Norna gab auf sein wiederholtes Zureden keine Antwort, und die Umstehenden fingen schon an, einander deutsame Geberden zuzuwerfen, als der Udallar, indem er das Fell aufhob, welches den Eingang des Zeltes verhüllte, entdeckte, daß dieses leer sei. Die Bewunderung wurde jetzt allgemein, und mischte sich bei Manchen sogar mit Furcht, denn es schien unmöglich, daß Norna aus dem Zelte, in dem sie eingeschlossen war, hatte entschlüpfen können, ohne von den Umstehenden bemerkt zu werden. Wie dem aber auch sein mochte, war sie doch verschwunden, und der Udallar ließ nach kurzem Staunen das Bärenfell wieder über den Eingang des Zeltes fallen.

»Meine Freunde,« sagte er mit heiterem Gesichte, »wir Alle kennen seit langer Zeit meine Verwandte, und wissen, daß ihre Wege in dieser Welt nicht die anderer gewöhnlicher Leute sind. Dennoch meint sie es gut mit Hialtland, hat für mich und mein Haus eine wahrhaft schwesterliche Liebe, und keiner unter meinen Gästen darf von ihr Uebles fürchten oder ihr etwas übel nehmen. Ich zweifle nicht, daß sie sich zur Tischzeit wieder bei uns einfinden wird.«

»Das verhüte Gott!« sagte Miß Baby Yellowley – »denn, meine gute Lady Glowrowrum, Euer Herrlichkeit die Wahrheit zu sagen, ich liebe Frauen gar nicht, die so wie ein Sonnenblick oder wie ein Stoß des Wirbelwindes kommen und gehen können.«

»Sprecht leise, sprecht leise,« antwortete Lady Glowrowrum; »und danket Gott, daß dieß Weib nicht noch ein Stück vom Hause mit fortgenommen hat.
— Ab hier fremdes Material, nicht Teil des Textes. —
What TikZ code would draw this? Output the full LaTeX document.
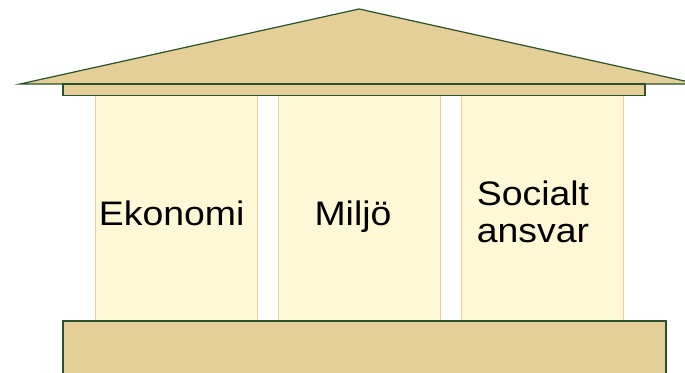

Ihresgleichen haben wohl noch ärgere Streiche gespielt, und sie selbst ebenfalls, wenn man ihr nicht zu viel nachsagt.«

Aehnliche heimliche Gespräche wurden von den übrigen Mitgliedern der Gesellschaft geführt, bis der Udallar seine gebieterische Stentorstimme erhob, sie zum Schweigen zu bringen, und die Gesellschaft einlud, oder vielmehr ihr befahl, die Boote auf die Haaf- oder hohe Meer-Fischerei auslaufen zu sehen.

»Der Wind sei seit Sonnenaufgang sehr heftig gewesen,« sagte er, »und habe die Boote in der Bucht zurückgehalten, jetzt aber wäre er günstig, und sie würden nun augenblicklich unter Segel gehen.«

Diese plötzliche Veränderung des Wetters gab zu manchen Winken und Zeichen unter den Gästen Anlaß, welche glaubten, sie mit Norna's plötzlichem Verschwinden in Verbindung bringen zu dürfen; ohne indessen Bemerkungen zu wagen, die ihrem Wirthe nothwendig hätten unangenehm sein müssen, folgten sie seinen stattlichen Schritten zum Ufer, wie eine Heerde Damhirsche dem Leithirsche folgt, mit allen Zeichen ehrerbietiger Achtung.